[Plotting code records]
________

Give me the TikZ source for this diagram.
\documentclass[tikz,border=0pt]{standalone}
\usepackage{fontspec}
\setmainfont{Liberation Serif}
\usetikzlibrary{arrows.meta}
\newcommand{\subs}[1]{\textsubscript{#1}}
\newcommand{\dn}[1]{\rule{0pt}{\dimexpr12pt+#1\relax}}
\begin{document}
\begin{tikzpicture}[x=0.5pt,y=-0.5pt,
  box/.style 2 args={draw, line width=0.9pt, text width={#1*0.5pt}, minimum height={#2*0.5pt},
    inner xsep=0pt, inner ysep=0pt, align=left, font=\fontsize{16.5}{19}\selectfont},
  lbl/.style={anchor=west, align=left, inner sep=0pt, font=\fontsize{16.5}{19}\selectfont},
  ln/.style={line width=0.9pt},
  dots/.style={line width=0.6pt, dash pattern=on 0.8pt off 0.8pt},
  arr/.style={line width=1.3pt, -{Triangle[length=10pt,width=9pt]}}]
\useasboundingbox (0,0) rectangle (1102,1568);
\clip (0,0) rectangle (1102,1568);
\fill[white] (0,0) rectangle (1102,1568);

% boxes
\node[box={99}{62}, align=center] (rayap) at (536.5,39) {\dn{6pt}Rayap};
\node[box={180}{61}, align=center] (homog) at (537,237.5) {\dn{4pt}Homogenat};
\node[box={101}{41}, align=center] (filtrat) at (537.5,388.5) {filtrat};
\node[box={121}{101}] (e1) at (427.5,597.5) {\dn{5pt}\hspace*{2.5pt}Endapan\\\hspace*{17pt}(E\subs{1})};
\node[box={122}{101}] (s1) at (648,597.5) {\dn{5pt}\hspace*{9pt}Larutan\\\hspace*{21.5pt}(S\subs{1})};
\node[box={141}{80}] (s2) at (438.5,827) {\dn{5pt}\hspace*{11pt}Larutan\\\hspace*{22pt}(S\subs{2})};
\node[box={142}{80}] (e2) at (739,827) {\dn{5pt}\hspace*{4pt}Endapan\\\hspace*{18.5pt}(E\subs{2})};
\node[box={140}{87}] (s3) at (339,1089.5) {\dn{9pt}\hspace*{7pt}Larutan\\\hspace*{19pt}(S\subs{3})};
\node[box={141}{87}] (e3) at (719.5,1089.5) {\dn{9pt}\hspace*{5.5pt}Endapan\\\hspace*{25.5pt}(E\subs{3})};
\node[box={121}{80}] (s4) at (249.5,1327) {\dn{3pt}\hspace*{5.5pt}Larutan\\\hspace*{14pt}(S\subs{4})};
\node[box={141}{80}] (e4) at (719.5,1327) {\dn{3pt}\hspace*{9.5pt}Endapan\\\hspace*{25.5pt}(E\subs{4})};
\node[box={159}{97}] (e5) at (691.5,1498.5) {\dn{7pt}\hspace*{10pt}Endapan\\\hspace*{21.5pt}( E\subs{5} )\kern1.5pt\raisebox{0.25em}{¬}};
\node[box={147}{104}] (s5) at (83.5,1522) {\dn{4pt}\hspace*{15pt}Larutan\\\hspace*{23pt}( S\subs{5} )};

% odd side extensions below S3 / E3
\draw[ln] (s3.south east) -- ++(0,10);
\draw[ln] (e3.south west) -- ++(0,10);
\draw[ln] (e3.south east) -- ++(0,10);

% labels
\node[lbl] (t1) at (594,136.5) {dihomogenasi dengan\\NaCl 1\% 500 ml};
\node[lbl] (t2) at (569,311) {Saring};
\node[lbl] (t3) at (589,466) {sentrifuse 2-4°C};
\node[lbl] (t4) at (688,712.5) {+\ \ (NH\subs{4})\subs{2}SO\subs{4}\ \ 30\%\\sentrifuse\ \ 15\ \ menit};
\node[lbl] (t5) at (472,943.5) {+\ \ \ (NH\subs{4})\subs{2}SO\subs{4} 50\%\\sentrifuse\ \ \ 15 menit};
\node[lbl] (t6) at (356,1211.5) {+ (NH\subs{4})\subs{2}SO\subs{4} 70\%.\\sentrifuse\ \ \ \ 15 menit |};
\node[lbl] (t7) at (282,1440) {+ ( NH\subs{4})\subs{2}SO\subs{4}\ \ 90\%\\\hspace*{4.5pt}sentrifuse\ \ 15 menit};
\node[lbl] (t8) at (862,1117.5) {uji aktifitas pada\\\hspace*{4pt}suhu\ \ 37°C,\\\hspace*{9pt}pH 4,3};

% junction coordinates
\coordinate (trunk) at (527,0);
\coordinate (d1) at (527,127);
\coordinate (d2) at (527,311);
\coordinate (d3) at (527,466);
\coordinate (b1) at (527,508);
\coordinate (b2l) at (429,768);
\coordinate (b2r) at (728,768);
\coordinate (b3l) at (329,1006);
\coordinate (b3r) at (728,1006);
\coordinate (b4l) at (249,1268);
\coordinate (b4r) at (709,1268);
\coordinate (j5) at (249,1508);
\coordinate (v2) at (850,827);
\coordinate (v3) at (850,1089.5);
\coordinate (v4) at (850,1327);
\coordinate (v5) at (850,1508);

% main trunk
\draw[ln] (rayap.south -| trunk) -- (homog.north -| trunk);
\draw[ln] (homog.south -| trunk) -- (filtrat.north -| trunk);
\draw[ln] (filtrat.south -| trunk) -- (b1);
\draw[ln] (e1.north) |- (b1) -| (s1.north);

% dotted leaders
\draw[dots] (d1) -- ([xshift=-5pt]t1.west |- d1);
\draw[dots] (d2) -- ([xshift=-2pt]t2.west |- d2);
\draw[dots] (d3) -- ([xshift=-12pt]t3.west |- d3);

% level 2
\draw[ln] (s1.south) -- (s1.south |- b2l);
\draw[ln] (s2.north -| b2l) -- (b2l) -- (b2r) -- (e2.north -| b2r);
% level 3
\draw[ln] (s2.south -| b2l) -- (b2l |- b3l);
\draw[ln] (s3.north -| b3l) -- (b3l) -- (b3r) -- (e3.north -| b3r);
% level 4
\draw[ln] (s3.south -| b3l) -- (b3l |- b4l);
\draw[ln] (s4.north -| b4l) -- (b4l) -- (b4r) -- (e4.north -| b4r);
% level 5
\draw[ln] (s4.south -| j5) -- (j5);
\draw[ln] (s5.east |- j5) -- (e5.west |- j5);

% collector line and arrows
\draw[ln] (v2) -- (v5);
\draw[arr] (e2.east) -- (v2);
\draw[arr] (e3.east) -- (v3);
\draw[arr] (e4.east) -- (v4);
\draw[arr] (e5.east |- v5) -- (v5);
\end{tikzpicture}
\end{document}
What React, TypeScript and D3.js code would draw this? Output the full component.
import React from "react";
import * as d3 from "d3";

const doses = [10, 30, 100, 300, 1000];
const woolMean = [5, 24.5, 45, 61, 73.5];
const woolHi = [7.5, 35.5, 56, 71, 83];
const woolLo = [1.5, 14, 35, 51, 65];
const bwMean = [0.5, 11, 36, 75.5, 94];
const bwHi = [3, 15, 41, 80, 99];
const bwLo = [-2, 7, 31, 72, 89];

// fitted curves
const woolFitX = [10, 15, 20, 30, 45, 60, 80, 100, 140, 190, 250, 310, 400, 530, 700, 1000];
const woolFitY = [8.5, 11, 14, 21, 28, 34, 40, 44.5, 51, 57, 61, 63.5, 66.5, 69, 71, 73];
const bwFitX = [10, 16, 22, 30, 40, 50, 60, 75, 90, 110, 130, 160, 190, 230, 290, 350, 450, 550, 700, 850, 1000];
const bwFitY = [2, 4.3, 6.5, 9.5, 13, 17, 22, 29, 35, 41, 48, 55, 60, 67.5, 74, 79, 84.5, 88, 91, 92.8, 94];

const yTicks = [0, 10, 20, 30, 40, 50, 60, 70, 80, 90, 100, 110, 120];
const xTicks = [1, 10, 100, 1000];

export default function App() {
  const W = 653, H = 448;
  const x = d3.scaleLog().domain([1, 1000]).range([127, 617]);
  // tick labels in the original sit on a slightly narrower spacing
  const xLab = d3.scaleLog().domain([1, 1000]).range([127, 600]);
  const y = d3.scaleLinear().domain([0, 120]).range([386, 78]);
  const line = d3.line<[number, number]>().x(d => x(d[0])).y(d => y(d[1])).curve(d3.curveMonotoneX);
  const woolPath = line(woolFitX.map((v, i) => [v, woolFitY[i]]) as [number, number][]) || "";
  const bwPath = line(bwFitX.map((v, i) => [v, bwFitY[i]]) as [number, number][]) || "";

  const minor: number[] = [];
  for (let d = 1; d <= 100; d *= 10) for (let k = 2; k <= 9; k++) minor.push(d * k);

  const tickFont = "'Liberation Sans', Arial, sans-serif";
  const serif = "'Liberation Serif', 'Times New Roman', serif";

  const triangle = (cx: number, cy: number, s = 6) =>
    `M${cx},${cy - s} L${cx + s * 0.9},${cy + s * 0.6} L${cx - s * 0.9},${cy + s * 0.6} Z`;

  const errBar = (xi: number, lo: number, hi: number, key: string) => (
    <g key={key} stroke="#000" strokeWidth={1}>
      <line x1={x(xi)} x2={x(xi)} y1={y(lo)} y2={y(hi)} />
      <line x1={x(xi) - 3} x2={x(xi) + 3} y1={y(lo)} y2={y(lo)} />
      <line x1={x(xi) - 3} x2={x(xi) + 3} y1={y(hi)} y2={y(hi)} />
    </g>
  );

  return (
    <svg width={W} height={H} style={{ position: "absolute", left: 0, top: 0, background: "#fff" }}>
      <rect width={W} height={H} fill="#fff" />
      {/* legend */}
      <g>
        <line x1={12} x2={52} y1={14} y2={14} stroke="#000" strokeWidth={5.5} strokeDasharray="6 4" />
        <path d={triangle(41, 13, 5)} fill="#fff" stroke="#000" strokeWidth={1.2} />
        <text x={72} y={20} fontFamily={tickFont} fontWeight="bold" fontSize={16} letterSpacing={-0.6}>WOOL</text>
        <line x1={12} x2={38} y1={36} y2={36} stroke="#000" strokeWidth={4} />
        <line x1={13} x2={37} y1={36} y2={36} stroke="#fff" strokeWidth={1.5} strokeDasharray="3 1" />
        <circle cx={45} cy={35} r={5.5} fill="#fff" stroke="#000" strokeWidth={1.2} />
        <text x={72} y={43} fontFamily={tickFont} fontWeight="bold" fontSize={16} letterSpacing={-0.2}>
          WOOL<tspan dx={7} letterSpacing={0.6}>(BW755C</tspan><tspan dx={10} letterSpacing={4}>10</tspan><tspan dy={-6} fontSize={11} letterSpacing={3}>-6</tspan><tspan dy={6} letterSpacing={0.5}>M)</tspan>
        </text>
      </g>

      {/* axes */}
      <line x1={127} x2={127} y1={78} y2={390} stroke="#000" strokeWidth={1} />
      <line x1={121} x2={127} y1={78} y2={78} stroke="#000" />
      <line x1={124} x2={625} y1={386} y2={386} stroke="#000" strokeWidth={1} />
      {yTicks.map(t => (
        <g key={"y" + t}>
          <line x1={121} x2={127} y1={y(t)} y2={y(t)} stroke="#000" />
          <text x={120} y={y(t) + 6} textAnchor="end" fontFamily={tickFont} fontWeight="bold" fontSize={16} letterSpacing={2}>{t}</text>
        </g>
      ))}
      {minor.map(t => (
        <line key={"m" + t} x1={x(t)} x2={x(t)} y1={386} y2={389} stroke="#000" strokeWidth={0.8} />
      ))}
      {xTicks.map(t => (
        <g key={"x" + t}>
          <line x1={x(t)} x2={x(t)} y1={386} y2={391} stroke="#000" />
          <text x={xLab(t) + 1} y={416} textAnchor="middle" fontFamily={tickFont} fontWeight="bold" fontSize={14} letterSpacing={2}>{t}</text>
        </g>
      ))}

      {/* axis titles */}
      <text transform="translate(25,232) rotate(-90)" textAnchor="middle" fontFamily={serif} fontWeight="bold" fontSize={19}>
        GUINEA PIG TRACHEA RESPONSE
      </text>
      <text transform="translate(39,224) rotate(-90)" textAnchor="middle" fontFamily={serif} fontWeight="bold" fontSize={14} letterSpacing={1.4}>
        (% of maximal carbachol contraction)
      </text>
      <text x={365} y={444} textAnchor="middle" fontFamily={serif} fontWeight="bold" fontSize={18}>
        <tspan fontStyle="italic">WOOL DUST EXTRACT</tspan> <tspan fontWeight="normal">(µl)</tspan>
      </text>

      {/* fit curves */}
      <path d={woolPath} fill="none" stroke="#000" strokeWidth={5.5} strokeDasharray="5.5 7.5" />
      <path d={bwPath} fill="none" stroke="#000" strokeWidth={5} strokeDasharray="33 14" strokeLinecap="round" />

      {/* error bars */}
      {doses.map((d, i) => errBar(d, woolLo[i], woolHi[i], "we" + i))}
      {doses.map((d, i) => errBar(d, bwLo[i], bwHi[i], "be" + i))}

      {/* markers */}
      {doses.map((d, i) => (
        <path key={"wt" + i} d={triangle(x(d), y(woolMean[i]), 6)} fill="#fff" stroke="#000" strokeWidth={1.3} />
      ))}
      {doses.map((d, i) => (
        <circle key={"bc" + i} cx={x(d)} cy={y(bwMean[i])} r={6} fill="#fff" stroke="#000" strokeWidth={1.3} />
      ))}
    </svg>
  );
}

________

_Prompt_
Filter the records, keeping only lines that contain "this", and show those lines.

_Complete response_
Give me the TikZ source for this diagram.
What React, TypeScript and D3.js code would draw this? Output the full component.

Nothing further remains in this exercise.